CMS Accelerating New Payment and Care Delivery Models


Key Takeaways

  • CMS’ Innovation Center is accelerating new payment and care delivery models as the Trump administration uses CMMI to advance health policy priorities. Current models target areas such as chronic care, behavioral health, drug pricing and value-based care.
  • CMMI remains a powerful policy vehicle, but its recent pace has drawn renewed scrutiny over cost savings, scale and taxpayer value. That debate could shape oversight, legislation and expectations for how future models are designed and evaluated.
  • Health care stakeholders should continue tracking CMMI closely as participation opportunities expand and mandatory models create new operational demands. Organizations should assess where engagement, compliance planning or advocacy may be needed as models evolve.

The Centers for Medicare & Medicaid Services (CMS) is currently pursuing approximately 35 models designed to test new forms of health care delivery and payment systems to advance administration priorities while seeking to improve patient outcomes and lower overall health care system costs. Authorized by the Affordable Care Act, CMS’ Innovation Center (CMMI) is tasked with drafting and implementing short-term demonstration pilots and has several announced and active models that are recruiting participants or currently underway, such as:

Why have we seen a proliferation of models in this Administration?

CMMI provides an avenue to advance the Trump administration’s innovation priorities and Make America Healthy Again (MAHA) agenda relatively quickly. Agency officials have regulatory flexibility to execute and study new service arrangements without seeking congressional line-item approval for individual initiatives — a particular advantage given tight margins in the U.S. House and Senate.

How does Congress feel about CMMI’s recent pace of activity?

The reception has been mixed on both sides of the aisle. Current CMMI models tackle policy areas that have general bipartisan appeal, like lowering drug prices, integrating primary and behavioral health care and mainstreaming health tech to empower patients.

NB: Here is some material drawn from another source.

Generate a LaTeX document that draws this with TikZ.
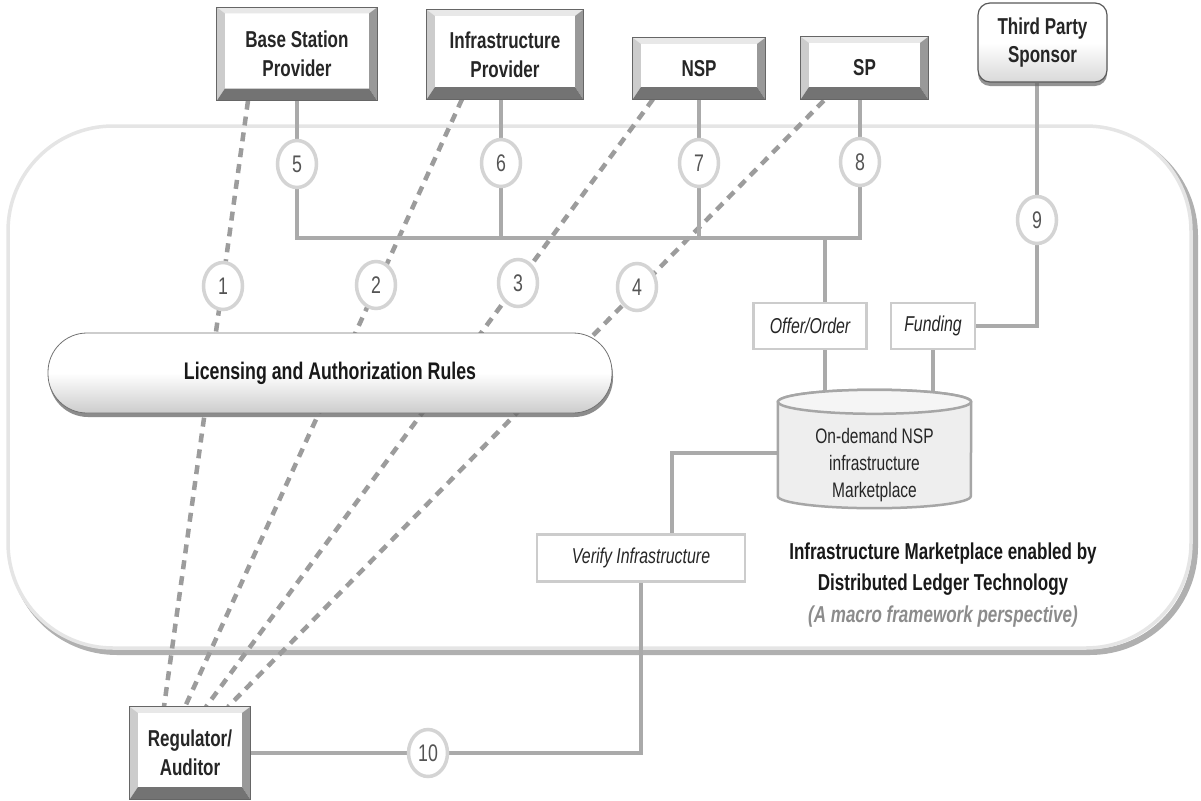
\documentclass[tikz,border=0pt]{standalone}
\usepackage{fontspec}
\setmainfont{Liberation Sans}[FakeStretch=0.74]
\usetikzlibrary{shapes.geometric,shadows,calc}
\pgfdeclarelayer{back}
\pgfdeclarelayer{wires}
\pgfdeclarelayer{body}
\pgfsetlayers{back,wires,body,main}

% bevelled frame drawn over the edges of a rectangular node
\newcommand\bevelframe[1]{%
  \fill[bvtop] (#1.north west) -- (#1.north east) -- ([shift={(-8pt,-6pt)}]#1.north east) -- ([shift={(8pt,-6pt)}]#1.north west) -- cycle;
  \fill[bvleft] (#1.north west) -- ([shift={(8pt,-6pt)}]#1.north west) -- ([shift={(8pt,12pt)}]#1.south west) -- (#1.south west) -- cycle;
  \fill[bvright] (#1.north east) -- ([shift={(-8pt,-6pt)}]#1.north east) -- ([shift={(-8pt,12pt)}]#1.south east) -- (#1.south east) -- cycle;
  \fill[bvbottom] (#1.south west) -- ([shift={(8pt,12pt)}]#1.south west) -- ([shift={(-8pt,12pt)}]#1.south east) -- (#1.south east) -- cycle;
  \draw[black!60, line width=0.8pt] (#1.north west) rectangle (#1.south east);
}

\begin{document}
\begin{tikzpicture}[x=1pt,y=-1pt,
  prov/.style={rectangle, fill=white, inner sep=0pt, align=center,
    font=\bfseries\fontsize{23}{29}\selectfont, text=black!85},
  bvtop/.style={fill=gray!18},
  bvleft/.style={fill=gray!40},
  bvright/.style={fill=gray!80},
  bvbottom/.style={fill=black!55},
  sponsor/.style={rectangle, rounded corners=12pt, draw=black!65, line width=1.2pt,
    top color=white, bottom color=gray!30, middle color=white,
    drop shadow={shadow xshift=0pt, shadow yshift=-4pt, fill=black!60, opacity=0.7},
    align=center, inner sep=0pt, font=\bfseries\fontsize{23}{28}\selectfont, text=black!85},
  pill/.style={rectangle, rounded corners=39pt, draw=black!55, line width=0.8pt,
    top color=white, bottom color=gray!40, middle color=white,
    drop shadow={shadow xshift=1pt, shadow yshift=-4pt, fill=black!60, opacity=0.75},
    font=\bfseries\fontsize{24}{28}\selectfont, text=black!90},
  num/.style={ellipse, draw=gray!34, line width=3.5pt, fill=white, inner sep=0pt,
    minimum width=39pt, minimum height=47pt, font=\fontsize{24}{24}\selectfont, text=black!67},
  tag/.style={rectangle, draw=gray!40, line width=2.5pt, fill=white, inner sep=0pt,
    font=\itshape\fontsize{21.5}{21.5}\selectfont, text=black!85},
  conn/.style={draw=gray!67, line width=4pt},
  regline/.style={draw=gray!78, line width=4.5pt, dash pattern=on 9pt off 7pt},
  cyl/.style={draw=gray!70, line width=2.5pt, fill=gray!13},
]
\useasboundingbox (0,0) rectangle (1201,800);

% outer container
\begin{pgfonlayer}{back}
  \draw[gray!62, line width=6pt, rounded corners=105pt] (12,131) rectangle (1195,652);
  \draw[gray!20, line width=3.5pt, fill=white, rounded corners=105pt] (8,126) rectangle (1191,648);
\end{pgfonlayer}

% parties
\node[prov, minimum width=160pt, minimum height=93pt] (bsp) at (297,54) {Base Station\\Provider};
\node[prov, minimum width=156pt, minimum height=89pt] (ip) at (505,54.5) {Infrastructure\\Provider};
\node[prov, minimum width=132pt, minimum height=61pt] (nsp) at (699,68.5) {NSP};
\node[prov, minimum width=127pt, minimum height=62pt] (sp) at (864.5,68) {SP};
\node[sponsor, minimum width=129pt, minimum height=79pt] (tps) at (1042.5,42.5) {Third Party\\Sponsor};
\node[prov, minimum width=120pt, minimum height=92pt] (reg) at (190,753) {Regulator/\\Auditor};

\bevelframe{bsp}
\bevelframe{ip}
\bevelframe{nsp}
\bevelframe{sp}
\bevelframe{reg}

% rules and ledger
\node[pill, minimum width=564pt, minimum height=80pt] (lic) at (330,373) {Licensing and Authorization Rules};
\node[tag, minimum width=113pt, minimum height=46pt] (oo) at (810,326) {Offer/Order};
\node[tag, minimum width=84pt, minimum height=46pt] (fund) at (933,326) {Funding};
\node[tag, minimum width=208pt, minimum height=47pt] (vi) at (641,558) {Verify Infrastructure};
\node[minimum width=193pt, minimum height=94pt, inner sep=0pt] (mkt) at (874.5,449) {};
\node[align=center, font=\fontsize{21}{27}\selectfont, text=black!85] (mktlbl) at (874.5,465)
  {On-demand NSP\\infrastructure\\Marketplace};

\begin{pgfonlayer}{body}
  \filldraw[cyl] (mkt.north west) -- (mkt.south west)
    arc[start angle=180, end angle=360, x radius=96.5pt, y radius=12pt]
    -- (mkt.north east)
    arc[start angle=0, end angle=180, x radius=96.5pt, y radius=12pt] -- cycle;
  \filldraw[cyl, fill=gray!8] (mkt.north) ellipse[x radius=96.5pt, y radius=12pt];
\end{pgfonlayer}

\node[align=center, font=\bfseries\fontsize{23}{31.5}\selectfont, text=black!90] (cap) at (943,585)
  {Infrastructure Marketplace enabled by\\Distributed Ledger Technology\\
   {\itshape\color{black!45}(A macro framework perspective)}};

% numbered steps
\node[num] (c1) at (223,286) {1};
\node[num] (c2) at (376,285) {2};
\node[num] (c3) at (518,283) {3};
\node[num] (c4) at (637,287) {4};
\node[num] (c5) at (297,164) {5};
\node[num] (c6) at (501,163) {6};
\node[num] (c7) at (699,163) {7};
\node[num] (c8) at (860,162) {8};
\node[num] (c9) at (1037,220) {9};
\node[num] (c10) at (428,753) {10};

\coordinate (busW) at (297,238);
\coordinate (busE) at (860,238);

\begin{pgfonlayer}{wires}
  % regulator oversight
  \draw[regline] ([xshift=-49pt]bsp.south) -- ([xshift=-26pt]reg.north);
  \draw[regline] ([xshift=-43pt]ip.south) -- ([xshift=-5pt]reg.north);
  \draw[regline] ([xshift=-46pt]nsp.south) -- ([xshift=16pt]reg.north);
  \draw[regline] ([xshift=-29.5pt,yshift=10pt]sp.south) -- ([xshift=38pt]reg.north);
  % supply bus
  \draw[conn] (bsp.south) -- (busW) -- (busE) -- ([xshift=-4.5pt]sp.south);
  \draw[conn] ([xshift=-4pt]ip.south) -- ([xshift=-4pt]ip.south |- busW);
  \draw[conn] (nsp.south) -- (nsp.south |- busW);
  \draw[conn] ([xshift=15pt]oo.north) -- ([xshift=15pt]oo.north |- busW);
  \draw[conn] ([xshift=15pt]oo.south) -- ([xshift=15pt]oo.south |- mkt.north);
  \draw[conn] (fund.south) -- (fund.south |- mkt.north);
  % sponsorship
  \draw[conn] ([xshift=-5.5pt]tps.south) |- (fund.east);
  % verification
  \draw[conn] ([yshift=-4pt]mkt.west) -| ([xshift=31pt]vi.north);
  \draw[conn] (vi.south) |- (reg.east);
\end{pgfonlayer}
\end{tikzpicture}
\end{document}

However, some Republicans have questioned CMMI’s effectiveness and overall taxpayer value. A 2023 report by the Congressional Budget Office found that from 2011 to 2020, CMMI increased direct spending by $5.4 billion — meaning that it cost more to operate the models than the savings they generated. Last month, the Government Accountability Office published an analysis requested by the House Budget Committee that concluded only four of the 70 models that CMMI had tested between 2011 and 2024 were scaled for nationwide implementation. House Budget Committee Chairman Jodey Arrington (R-Texas) described the 5% success rate as “a failure,” but also commented on the importance of CMMI’s overall mission and need for better accountability. One Republican member of Congress even introduced legislation to abolish CMMI altogether.

Despite this renewed scrutiny, other lawmakers still recognize CMMI as a policymaking lever. A recently introduced bipartisan bill would require the Center to test a new bundled payment model that integrates the “food is medicine” approach into caring for patients with chronic diseases by focusing on nutrition services.

What has been the response from model participants?

These models can present both opportunities and challenges. For example, MAHA ELEVATE has a broad eligibility category ranging from private medical practices to academic organizations, government entities and even senior living communities. The ACCESS Model has been popular, and CMS recently announced that more than 150 health care organizations have been accepted to participate, and CMS is extending the initial application deadline to May 15.

In at least one instance, CMMI has had to shift its approach in response to industry pushback. The BALANCE (Better Approaches to Lifestyle and Nutrition for Comprehensive hEalth) Model intended for CMS to negotiate lower prices for GLP-1 drugs directly with manufacturers on behalf of state Medicaid agencies and Part D plans. Reluctance from health insurers led the agency to expand the Medicare GLP-1 Bridge program instead.

In addition, models that require participation, like the Ambulatory Specialty Model and Transforming Episode Accountability Model, also carry additional considerations. Mandated participation creates administrative burdens, and competing obligations might make it harder to isolate which interventions actually lead to better patient outcomes.

Is CMMI here to stay? How should my organization be thinking about CMMI?

Shutting down or zeroing out CMMI in this climate would require an act of Congress and potentially a presidential veto override — both of which are highly unlikely given the Trump Administration’s commitment to using CMMI as a policy tool. Additionally, the second half of a president’s term typically marks a greater reliance on existing executive authority, rulemaking and guidance to achieve goals. We therefore would expect CMMI to continue featuring prominently in the administration’s health care roadmap, especially if the midterm elections lead to divided government and the end of unilateral Republican control over the White House, U.S. House and Senate.